Wrongdoing raised for the first time at hearing was an impermissible use of the disciplinary process, as the agency failed to provide notice what conduct it considered in assessing discipline, and the employee was deprived of the opportunity to defend against the allegation. In re Leslie, CSA 10-11, 20 (12/5/11).
Motions to set aside final orders must state extraordinary circumstances. In re Maestas, CSA 33-11, 1 (Order 8/9/11).
Appellant was not denied due process when his supervisor did not re-schedule meeting to discuss the incident preceding discipline. The pre-disciplinary meeting provided the opportunity to correct any errors, to explain, or to mitigate. In re Weiss, CSA 68-10, 7 (2/14/11); citing CSR 16-40 B.
Appellant’s argument that the agency disciplined him for invoking his right not to serve as a witness against himself is inapplicable in civil cases.

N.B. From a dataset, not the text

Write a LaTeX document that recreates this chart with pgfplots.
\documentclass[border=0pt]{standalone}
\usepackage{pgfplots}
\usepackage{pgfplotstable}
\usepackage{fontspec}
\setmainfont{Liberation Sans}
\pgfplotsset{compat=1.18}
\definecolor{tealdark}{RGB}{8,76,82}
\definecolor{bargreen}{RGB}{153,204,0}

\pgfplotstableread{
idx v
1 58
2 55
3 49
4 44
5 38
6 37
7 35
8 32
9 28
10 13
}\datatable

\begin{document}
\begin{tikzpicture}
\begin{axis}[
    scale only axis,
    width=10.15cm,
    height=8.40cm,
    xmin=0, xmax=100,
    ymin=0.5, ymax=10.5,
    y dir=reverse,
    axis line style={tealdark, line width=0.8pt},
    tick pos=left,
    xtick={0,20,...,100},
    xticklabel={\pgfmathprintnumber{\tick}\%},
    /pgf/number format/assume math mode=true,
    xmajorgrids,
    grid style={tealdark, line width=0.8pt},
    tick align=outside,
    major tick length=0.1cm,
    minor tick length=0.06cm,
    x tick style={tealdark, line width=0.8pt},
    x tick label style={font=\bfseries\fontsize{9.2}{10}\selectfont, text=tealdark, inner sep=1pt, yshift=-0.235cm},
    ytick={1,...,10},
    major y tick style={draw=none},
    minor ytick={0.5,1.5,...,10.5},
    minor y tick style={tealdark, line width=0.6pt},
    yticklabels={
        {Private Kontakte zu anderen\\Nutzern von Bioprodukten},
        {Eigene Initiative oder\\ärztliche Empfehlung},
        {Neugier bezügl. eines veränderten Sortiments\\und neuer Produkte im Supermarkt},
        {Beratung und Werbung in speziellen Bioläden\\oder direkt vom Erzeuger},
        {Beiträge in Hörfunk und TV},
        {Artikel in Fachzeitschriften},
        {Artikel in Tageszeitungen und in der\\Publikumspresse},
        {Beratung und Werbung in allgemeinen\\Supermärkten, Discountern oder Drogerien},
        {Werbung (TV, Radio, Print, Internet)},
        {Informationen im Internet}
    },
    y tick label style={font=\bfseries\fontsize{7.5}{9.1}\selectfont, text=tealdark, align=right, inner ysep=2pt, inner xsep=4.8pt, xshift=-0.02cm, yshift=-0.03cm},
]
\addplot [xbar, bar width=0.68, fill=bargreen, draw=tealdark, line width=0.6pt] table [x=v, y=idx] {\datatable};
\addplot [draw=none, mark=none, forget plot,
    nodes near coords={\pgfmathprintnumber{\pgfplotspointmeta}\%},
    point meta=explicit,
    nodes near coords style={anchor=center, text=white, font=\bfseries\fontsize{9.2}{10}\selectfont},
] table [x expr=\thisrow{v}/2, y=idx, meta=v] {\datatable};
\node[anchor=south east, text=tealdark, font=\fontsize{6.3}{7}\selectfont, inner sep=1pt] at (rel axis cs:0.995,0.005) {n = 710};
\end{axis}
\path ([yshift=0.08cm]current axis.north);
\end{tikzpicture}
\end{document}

The privilege against self-incrimination applies exclusively to criminal defendants. In re Weiss, CSA 68-10, 7 (2/14/11).
Even though agency established a prima facie case that appellant violated an agency rule, such rule is unenforcable if it irreconcilably conflictes with the Career Service Rules. In re Rock, CSA 09-10, 6 (10/5/10).

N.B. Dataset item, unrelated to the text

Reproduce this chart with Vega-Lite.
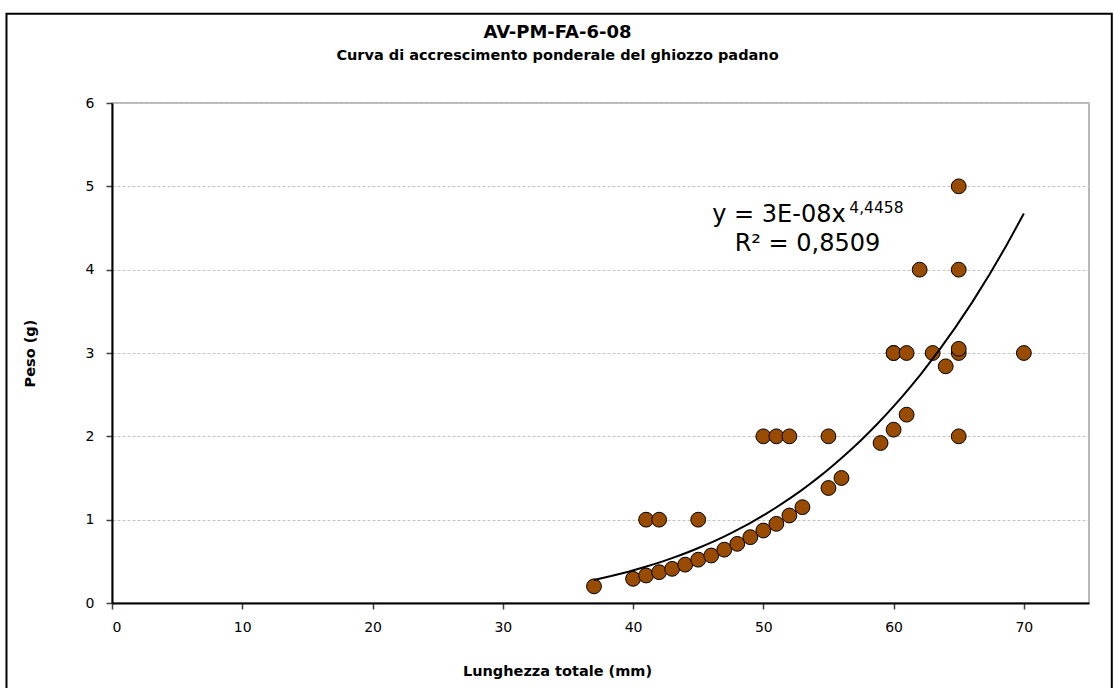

Agency's allegation of wrongdoing which was not included in the pre-disciplinary letter may not establish a Career Service Rule violation. In re Roberts, 40-10 & 48-10, 12 (11/15/10).
Lack of precision or definition in a rule does not render it invalid if it is susceptible to a fair interpretation that is consistent with the other Career Service Rules. In re Vasquez & Lewis, CSA 08-09 & 09-09, 5 (5/20/09).
The Career Service Rules provide the sole jurisdictional basis for appeals heard by the hearing officers. In re Morgan, CSA 63-08, 16 (4/6/09).
Hearing officers lack jurisdiction to rule on the constitutionality of Career Service Rules. In re Sawyer & Sproul, CSA 33-08 & 34-08, 17 (1/27/09); § 19-55.
The Career Service Rules mirror the provisions of the Denver city charter in which Career Service employees may be terminated only for cause and may appeal a termination decision to the board and its hearing officers. In re Mounjim, CSB 87-07, 7 (1/8/09).
The policies and rules of the city should be interpreted to be consistent with one another if such a reading expresses the plain meaning of either. In re Williams, CSA 56-04, 4 (5/06/05).
Since CSR 16-40 D and Executive Order 94 can be read in harmony, the former does not invalidate Executive Order 94’s language mandating dismissal for second violation of city drug policy in the employee’s career and agency did not violate CSR 16-40 D by relying on a first offense that occurred more than five years earlier. In re Williams, CSA 56-04, 4 (5/06/05).